Hoje, mais de 3.000 anos depois,
o faraó ganhou o inusitado status
de super-herói ocidental. Tudo
começou com o sucesso da série
"Ramsés", em 5 volumes, do professor de estudos egípcios da Sorbonne (Paris), Christian Jacq, que
teve 7 milhões de cópias vendidas
em 25 países. No Brasil, o último
volume, "Sob a Acácia do Ocidente", foi lançado no final do ano
passado. No total, a série "Ramsés" já vendeu aqui 180 mil cópias.
Outro lançamento recente é
"Memórias de Ramsés - O Grande", da pesquisadora Claire Lalouette, do Instituto Francês de
Arqueologia Oriental do Cairo.
O livro é um diário de memórias fictício, em que Ramsés aparece em seus últimos dias de reinado, rememorando as glórias
militares de seu período.
Em comum com a série de Jacq
o diário traz a falta de precisão
histórica, a apropriação dos costumes egípcios para a criação de
um ambiente exótico e a transposição de valores ocidentais contemporâneos para uma sociedade
distante no tempo e no espaço.
Não há notas de rodapé ou referências bibliográficas. Jacq diz
que sua história "poderia ter
acontecido", enquanto o livro de
Claire Lalouette se apresenta como "memórias fictícias, mas fundadas em documentação verdadeira e comprovada", sem apontar qualquer desses documentos.
Ainda que a descrição da geopolítica da época seja didática em
ambos os casos, os livros apelam
para a estrutura ocidental de narrativa. O suspense é similar ao da
literatura policial e o enredo lembra uma aventura de cinema.
No livro de Lalouette, Ramsés
cresce com a ambição de defender a Justiça, sem que esse conceito seja contextualizado. Já no livro
de Jacq, a batalha travada entre os
irmãos Chenar e Ramsés para
conquistar a confiança do pai, o
faraó Sethi, dá lugar a intrigas
mais típicas da civilização ocidental do que daquela em questão.

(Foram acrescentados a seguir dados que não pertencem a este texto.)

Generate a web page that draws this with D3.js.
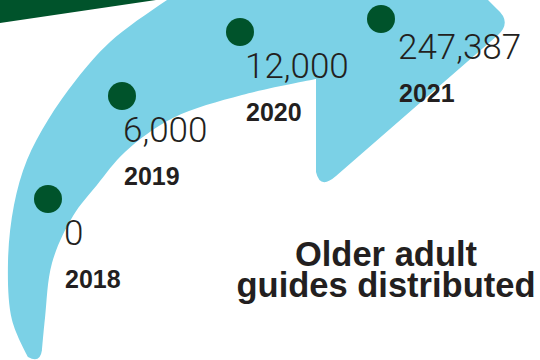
<!DOCTYPE html>
<html>
<head>
<meta charset="utf-8">
<title>older adult guides</title>
<script src="https://d3js.org/d3.v7.min.js"></script>
<style>
  html, body { margin: 0; padding: 0; background: #fff; }
  svg { display: block; }
</style>
</head>
<body>
<div id="chart"></div>
<script>
// data
const years = ["2018", "2019", "2020", "2021"];
const guides = [0, 6000, 12000, 247387];
const titleLines = ["Older adult", "guides distributed"];

// label nudges (layout only)
const valueDx = [16, 1, 5, 17];
const valueDy = [46, 46, 46, 40];
const yearGap = 43;

const width = 540, height = 360;
const blue = "#7bd1e6", green = "#00532b", ink = "#231f20";

const svg = d3.select("#chart").append("svg")
    .attr("width", width)
    .attr("height", height);

// dark green corner wedge
svg.append("path")
    .attr("d", "M0,0 L156,0 L0,23 Z")
    .attr("fill", green);

// big curved arrow
const outer = [[28,357],[12,320],[8,262],[14,205],[27,160],[48,120],[76,80],[110,42],[167,0],[230,-40]];
const inner = [[316,79],[242,95],[173,118],[125,152],[97,185],[73,216],[52,263],[45,318],[42,350]];
const lineGen = d3.line().curve(d3.curveCatmullRom.alpha(0.5));
const arrowD = lineGen(outer)
    + " L440,-48 L497,9 Q512,22 498,35 L336,176 Q320,190 316,172 L316,79 "
    + lineGen(inner).replace(/^M/, "L")
    + " Q40,364 28,357 Z";
svg.append("path")
    .attr("d", arrowD)
    .attr("fill", blue);

// guide curve along the arrow that the dots sit on
const g0 = [48,199], g1 = [93,80.5], g2 = [235.5,2.5], g3 = [381,19];
function guide(t) {
  const u = 1 - t;
  const a = u*u*u, b = 3*u*u*t, c = 3*u*t*t, d = t*t*t;
  return [a*g0[0] + b*g1[0] + c*g2[0] + d*g3[0],
          a*g0[1] + b*g1[1] + c*g2[1] + d*g3[1]];
}

const t = d3.scalePoint().domain(years).range([0, 1]);
const fmt = d3.format(",");

const data = years.map((y, i) => ({ year: y, value: guides[i], p: guide(t(y)), i: i }));

const pts = svg.append("g").selectAll("g")
    .data(data)
    .enter().append("g");

pts.append("circle")
    .attr("cx", d => d.p[0])
    .attr("cy", d => d.p[1])
    .attr("r", 14)
    .attr("fill", green);

pts.append("text")
    .attr("x", d => d.p[0] + valueDx[d.i])
    .attr("y", d => d.p[1] + valueDy[d.i])
    .attr("font-family", "Roboto, 'Liberation Sans', sans-serif")
    .attr("font-weight", 300)
    .attr("font-size", 35)
    .attr("fill", ink)
    .text(d => fmt(d.value));

pts.append("text")
    .attr("x", d => d.p[0] + valueDx[d.i] + 1)
    .attr("y", d => d.p[1] + valueDy[d.i] + yearGap)
    .attr("font-family", "'Liberation Sans', Arial, sans-serif")
    .attr("font-weight", "bold")
    .attr("font-size", 25)
    .attr("fill", ink)
    .text(d => d.year);

// title
svg.append("g").selectAll("text")
    .data(titleLines)
    .enter().append("text")
    .attr("x", 386)
    .attr("y", (d, i) => 266 + i * 31)
    .attr("text-anchor", "middle")
    .attr("font-family", "'Liberation Sans', Arial, sans-serif")
    .attr("font-weight", "bold")
    .attr("font-size", 34.5)
    .attr("fill", ink)
    .text(d => d);
</script>
</body>
</html>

Se há pontos positivos, um deles
é justificar a leitura das aventuras
de Ramsés como mero entretenimento, aceitando identificá-lo
com um Indiana Jones ou com
Lucky Skywalker. Outro, embora
polêmico, seria considerar que
romancear esses fatos históricos
poderia torná-los acessíveis para
um público não-acadêmico.
Noites de meditação em Karnak
provavelmente não bastariam para que Ramsés compreendesse o
estranho destino de sua memória.
O faraó deve estar mesmo se revirando em seu sarcófago.